Muy pocos paseos prohíben los auriculares y obligan la libreta. Apenas quedan ciudades que arrojen un ruido más provechoso que el de los cascos, pero la pandemia ha reescrito la partitura de tal manera... ¡Ya nada suena como antes! Se puede apresar la noticia incluso con los ojos cerrados.

Son las nueve en la Puerta del Sol. Faltan dos horas para el toque de queda. Entorno los párpados junto a dos patrullas de la policía municipal. No es posible, ¿dónde está Madrid?

Qué extraño, es como si el latido de un pueblo hubiera conquistado la metrópoli. El traqueteo de los pasos, las constantes vitales de la bicicleta, el ladrido de un perro, el vuelo de una paloma, el tañido de la campana en una iglesia cerrada... Resuenan con inquietante nitidez.

Cuentan que lo de Stravinsky con las orquestas fue más revolucionario que el golpe de Lenin en 1917. El terrible Ígor situó la percusión -siempre tan en segundo plano- al frente del ejército instrumental. Algo parecido ha sucedido en Madrid. Los sonidos antes imperceptibles se han convertido en protagonistas.

El radio de un kilómetro que encorseta cada excursión -así lo ordena el famoso plan de desescalada- ha levantado fronteras entre los barrios. Siguiendo la lógica del Napoleón de Notting Hill, los distritos se han erigido en Estados independientes.

Blandiendo el salvoconducto periodístico, deambulo por Malasaña, Lavapiés, Las Letras, Ópera... Sólo les faltan una moneda y un idioma. La edad, la ropa y el acento de los peatones conforman un test infalible.

Hay un hombre negro con rastas que baila a ritmo de reggae: tenía que ser Tirso De Molina. Dos chavales gafapastas y con camisas de manga corta: la plaza del Dos de Mayo. No hay arquetipo que funcione sin realidad. Ahí estaban todos ellos, dispuestos a salvaguardar el tópico.

Cuando me acerco al Palacio Real, me doy cuenta de que he empezado a sudar. Las últimas noches que salí a escribir hacía frío. El confinamiento, que ya ha cumplido cincuenta días, nos ha robado la Transición. Ésa que nos llevaba, en un río de seda, del jersey a las camisetas.

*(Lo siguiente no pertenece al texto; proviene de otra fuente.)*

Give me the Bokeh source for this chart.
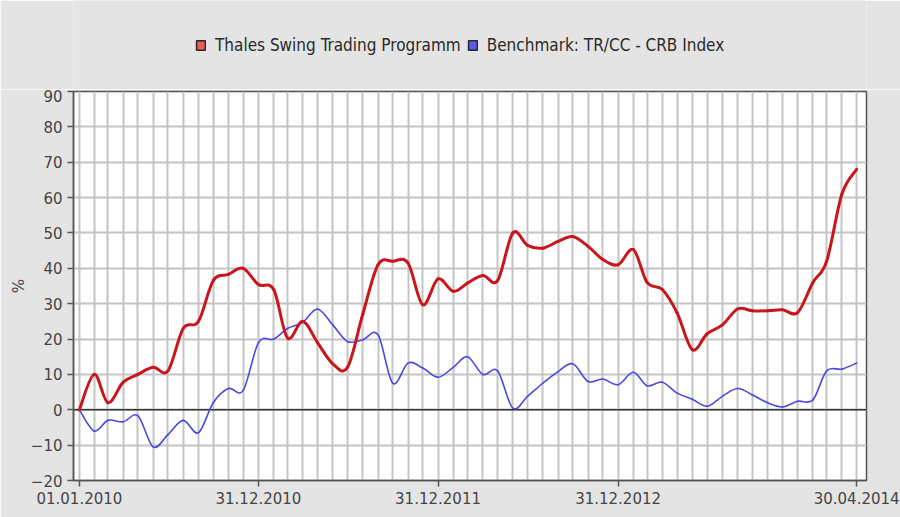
import numpy as np
import pandas as pd
from bokeh.plotting import figure
from bokeh.layouts import column
from bokeh.models import (FixedTicker, DatetimeTickFormatter, Span, Legend,
                          LegendItem, ColumnDataSource, Range1d)
from bokeh.embed import file_html
from bokeh.resources import INLINE

# ---- data (monthly, 01.01.2010 .. 30.04.2014) ----
dates = pd.DatetimeIndex([pd.Timestamp("2010-01-01")]).append(
    pd.date_range("2010-01-31", "2014-04-30", freq="ME"))

thales = [0, 10, 2, 7.8, 10, 12, 11, 23, 25, 36.5, 38.3, 40,
          35.4, 34, 20.3, 25, 19, 13, 12, 27, 41, 42, 41.5, 29.7,
          37, 33.5, 35.8, 38, 36.5, 50, 46.5, 45.7, 47.6, 49, 46.2, 42.5,
          41, 45.3, 36, 34, 27.4, 17, 21.5, 24, 28.5, 28, 28, 28.3,
          27.5, 36, 42, 61, 68]

crb = [0, -6, -3, -3.4, -1.7, -10.5, -7, -3, -6.5, 2, 6, 5.5,
       19, 20, 23, 24.7, 28.5, 24, 19.3, 19.8, 21.2, 7.5, 13.2, 11.8,
       9.2, 12, 15, 10, 11, 0.5, 3.8, 7.5, 10.8, 13, 8, 8.7,
       7.1, 10.6, 6.8, 7.8, 4.7, 3, 1, 3.8, 6, 4.2, 2, 0.8,
       2.4, 2.8, 11, 11.5, 13.2]

label_dates = ["2010-01-01", "2010-12-31", "2011-12-31", "2012-12-31", "2014-04-30"]
y_ticks = list(range(-20, 91, 10))
series_names = ["Thales Swing Trading Programm", "Benchmark: TR/CC - CRB Index"]


def to_ms(d):
    return pd.Timestamp(d).value / 1e6


xs = np.array([to_ms(d) for d in dates])
DAY = 86400000.0


def smooth_source(x, y):
    x = np.asarray(x, float)
    y = np.asarray(y, float)
    n = len(x)
    xp = np.concatenate([[x[0]], x, [x[-1]]])
    yp = np.concatenate([[y[0]], y, [y[-1]]])
    return ColumnDataSource(dict(
        x0=x[:-1], y0=y[:-1], x1=x[1:], y1=y[1:],
        cx0=x[:-1] + (x[1:] - xp[0:n - 1]) / 6.0,
        cy0=y[:-1] + (y[1:] - yp[0:n - 1]) / 6.0,
        cx1=x[1:] - (xp[3:n + 2] - x[:-1]) / 6.0,
        cy1=y[1:] - (yp[3:n + 2] - y[:-1]) / 6.0,
    ))


BG = "#e4e4e4"
FONT = "DejaVu Sans"
LEG_FONT = "DejaVu Sans Condensed, DejaVu Sans"

# ---------------- legend strip ----------------
lf = figure(width=900, height=89, x_range=Range1d(0, 1), y_range=Range1d(0, 1),
            output_backend="svg", toolbar_location=None,
            x_axis_location=None, y_axis_location=None,
            min_border=0)
lf.background_fill_color = BG
lf.border_fill_color = BG
lf.outline_line_color = None
lf.xgrid.visible = False
lf.ygrid.visible = False

nan = [float("nan")]
r_leg = lf.quad(left=nan, right=nan, top=nan, bottom=nan,
                fill_color="#f05a5a", line_color="#2a2a2a", line_width=1.6)
b_leg = lf.quad(left=nan, right=nan, top=nan, bottom=nan,
                fill_color="#5a5af0", line_color="#2a2a2a", line_width=1.6)
legend = Legend(items=[LegendItem(label=series_names[0], renderers=[r_leg]),
                       LegendItem(label=series_names[1], renderers=[b_leg])],
                orientation="horizontal", location=(122, 34),
                glyph_width=11, glyph_height=12, label_standoff=9, spacing=6,
                padding=0, margin=0, label_height=14,
                label_text_font=LEG_FONT, label_text_font_size="17px",
                label_text_color="#2a2a2a",
                background_fill_alpha=0, border_line_alpha=0)
lf.add_layout(legend)

# ---------------- main chart ----------------
p = figure(width=900, height=428, x_axis_type="datetime",
           x_range=Range1d(xs[0] - 12 * DAY, xs[-1] + 20 * DAY),
           y_range=Range1d(-20, 90),
           output_backend="svg", toolbar_location=None,
           min_border_left=73, min_border_right=34,
           min_border_top=2, min_border_bottom=37)

p.background_fill_color = "white"
p.border_fill_color = BG
p.outline_line_color = "#555555"
p.outline_line_width = 1.5

p.xgrid.ticker = FixedTicker(ticks=list(xs))
p.xgrid.grid_line_color = "#c4c4c4"
p.xgrid.grid_line_width = 2
p.ygrid.ticker = FixedTicker(ticks=y_ticks)
p.ygrid.grid_line_color = "#c4c4c4"
p.ygrid.grid_line_width = 2

p.add_layout(Span(location=0, dimension="width", line_color="#333333",
                  line_width=1.3, level="underlay"))

p.xaxis.ticker = FixedTicker(ticks=[to_ms(d) for d in label_dates])
fmt = "%d.%m.%Y"
p.xaxis.formatter = DatetimeTickFormatter(
    milliseconds=fmt, seconds=fmt, minsec=fmt, minutes=fmt, hourmin=fmt,
    hours=fmt, days=fmt, months=fmt, years=fmt, context=None)
p.yaxis.ticker = FixedTicker(ticks=y_ticks)
p.yaxis.axis_label = "%"

for ax in (p.xaxis[0], p.yaxis[0]):
    ax.axis_line_color = "#555555"
    ax.axis_line_width = 1.5
    ax.major_tick_line_color = "#555555"
    ax.major_tick_line_width = 1.5
    ax.major_tick_in = 0
    ax.major_tick_out = 6
    ax.minor_tick_line_color = None
    ax.major_label_text_font = FONT
    ax.major_label_text_font_size = "15px"
    ax.major_label_text_color = "#444444"
    ax.major_label_standoff = 5
    ax.axis_label_text_font = FONT
    ax.axis_label_text_font_size = "15px"
    ax.axis_label_text_font_style = "normal"
    ax.axis_label_text_color = "#444444"
    ax.axis_label_standoff = 0

p.bezier(x0="x0", y0="y0", x1="x1", y1="y1", cx0="cx0", cy0="cy0",
         cx1="cx1", cy1="cy1", source=smooth_source(xs, crb),
         line_color="#4a4ae0", line_width=1.6, line_cap="round")
p.bezier(x0="x0", y0="y0", x1="x1", y1="y1", cx0="cx0", cy0="cy0",
         cx1="cx1", cy1="cy1", source=smooth_source(xs, thales),
         line_color="#c8161c", line_width=3, line_cap="round")

layout = column(lf, p, spacing=0)
open("out.html", "w").write(file_html(layout, INLINE))
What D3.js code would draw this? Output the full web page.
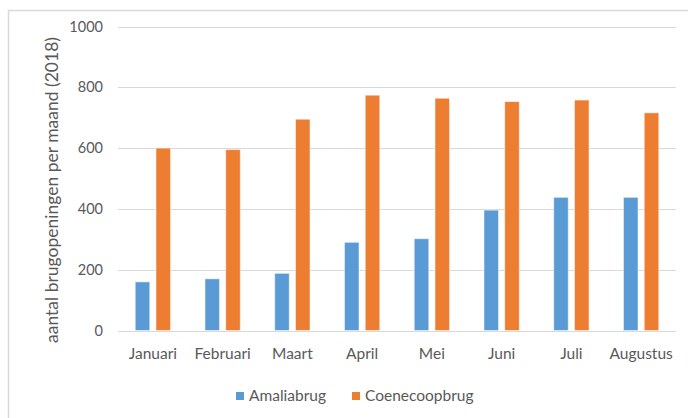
<!DOCTYPE html>
<meta charset="utf-8">
<style>
  body { margin: 0; background: #fff; }
  text { font-family: Lato, "Open Sans", sans-serif; fill: #595959; }
  .grid line { stroke: #d9d9d9; stroke-width: 1px; }
</style>
<svg width="688" height="418"></svg>
<script src="https://cdn.jsdelivr.net/npm/d3@7"></script>
<script>
  const months = ["Januari", "Februari", "Maart", "April", "Mei", "Juni", "Juli", "Augustus"];
  const amalia = [160, 170, 188, 290, 302, 396, 438, 438];
  const coenecoop = [600, 595, 695, 774, 764, 753, 758, 716];
  const seriesNames = ["Amaliabrug", "Coenecoopbrug"];
  const colors = ["#5b9bd5", "#ed7d31"];
  const yTicks = [0, 200, 400, 600, 800, 1000];

  const svg = d3.select("svg");

  // outer chart frame (only top and left are visible in the crop)
  svg.append("path")
    .attr("d", "M8.5,418 V10.5 H688")
    .attr("fill", "none")
    .attr("stroke", "#d9d9d9")
    .attr("stroke-width", 1.5);

  const plot = { left: 118, right: 676, top: 26.5, bottom: 330.5 };

  const x = d3.scaleBand().domain(months).range([plot.left, plot.right]);
  const y = d3.scaleLinear().domain([0, 1000]).range([plot.bottom, plot.top]);

  // gridlines
  svg.append("g").attr("class", "grid")
    .selectAll("line")
    .data(yTicks)
    .join("line")
    .attr("x1", plot.left).attr("x2", plot.right)
    .attr("y1", d => Math.round(y(d)) + 0.5)
    .attr("y2", d => Math.round(y(d)) + 0.5);

  // y tick labels
  svg.append("g")
    .selectAll("text")
    .data(yTicks)
    .join("text")
    .attr("x", 103)
    .attr("y", d => y(d))
    .attr("dy", "0.35em")
    .attr("text-anchor", "end")
    .style("font-size", "14.5px")
    .text(d => d);

  // y axis title
  svg.append("text")
    .attr("transform", "translate(52," + 190 + ") rotate(-90)")
    .attr("dy", "0.35em")
    .attr("text-anchor", "middle")
    .style("font-size", "17.5px")
    .text("aantal brugopeningen per maand (2018)");

  // bars
  const groupW = 35.3;
  const inner = d3.scaleBand().domain(seriesNames).range([0, groupW]).paddingInner(0.3);
  const rows = months.map((m, i) => ({ month: m, values: [amalia[i], coenecoop[i]] }));

  const groups = svg.append("g")
    .selectAll("g")
    .data(rows)
    .join("g")
    .attr("transform", d => "translate(" + (x(d.month) + (x.bandwidth() - groupW) / 2) + ",0)");

  groups.selectAll("rect")
    .data(d => d.values.map((v, j) => ({ name: seriesNames[j], value: v, color: colors[j] })))
    .join("rect")
    .attr("x", d => inner(d.name))
    .attr("y", d => y(d.value))
    .attr("width", inner.bandwidth())
    .attr("height", d => y(0) - y(d.value))
    .attr("fill", d => d.color)
    .attr("stroke", "#fff")
    .attr("stroke-opacity", 0.5)
    .attr("stroke-width", 1);

  // x labels
  svg.append("g")
    .selectAll("text")
    .data(months)
    .join("text")
    .attr("x", d => x(d) + x.bandwidth() / 2)
    .attr("y", 354)
    .attr("dy", "0.35em")
    .attr("text-anchor", "middle")
    .style("font-size", "15.5px")
    .text(d => d);

  // legend
  const legendX = [236, 352];
  const legend = svg.append("g")
    .selectAll("g")
    .data(seriesNames)
    .join("g")
    .attr("transform", (d, i) => "translate(" + legendX[i] + ",392)");

  legend.append("rect")
    .attr("width", 8).attr("height", 8)
    .attr("fill", (d, i) => colors[i]);

  legend.append("text")
    .attr("x", 13)
    .attr("y", 4)
    .attr("dy", "0.35em")
    .style("font-size", "15.5px")
    .text(d => d);
</script>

Encuentro un hueco en la arboleda de las fuentes y las estatuas. Me siento dentro, pero en el ángulo justo para ver la plaza. Veo a la desobediencia, que se ha puesto a remojo en los bancos. Grupos de cuatro y cinco personas. Viene la policía: "Todo el mundo fuera".

-Oiga, usted también.

-¿Yo?

-Sí.

Maldita sea. Con lo rico que le sabe al pecador hacerse pasar por justo. Marché hacia ese Madrid de los faroles viejos y las luces blancas, allí donde las tascas todavía dan la batalla al esnobismo. ¡Viva Casa Paco!

Alzo la cabeza y miro al viaducto de Segovia. ¿Se habrá tirado alguien desde que comenzó la cuarentena? Alcanzo a ver esos poblados que se improvisan en las faldas del puente. ¿Cómo es la calle cuando sólo la pisan los que la duermen?

Hay algo de la libertad recobrada en nuestros andares, nuestras conversaciones y nuestras soledades -sí, veo más paseante solitario que nunca-. Es difícil de explicar... La ciudad parece más segura. Más inofensiva. Menos estridente.

En estas calles resulta imposible acordarse de esos políticos navajeros que, 25.000 muertos después, siguen incapaces de acuñar un pacto. Qué digno está el Congreso vacío, qué bien harían en morder sus dos leones.

Ya voy llegando al Paseo del Prado. La Cibeles, Neptuno... Brilla a lo lejos el templo de Los Jerónimos. Son los destellos del tango de Gardel, "el parpadeo de las luces que, a lo lejos, van marcando nuestro retorno".

Si no fuera por el ulular de las ambulancias, por los guantes y las mascarillas, me habría sentido injustamente feliz. La pandemia es silenciosa y rebrota gracias a su facilidad para traicionar los sentidos. Igual que ese beso a medianoche capaz de torcer toda una vida. "Qué febril la mirada", ya son las once, es la hora de "volver".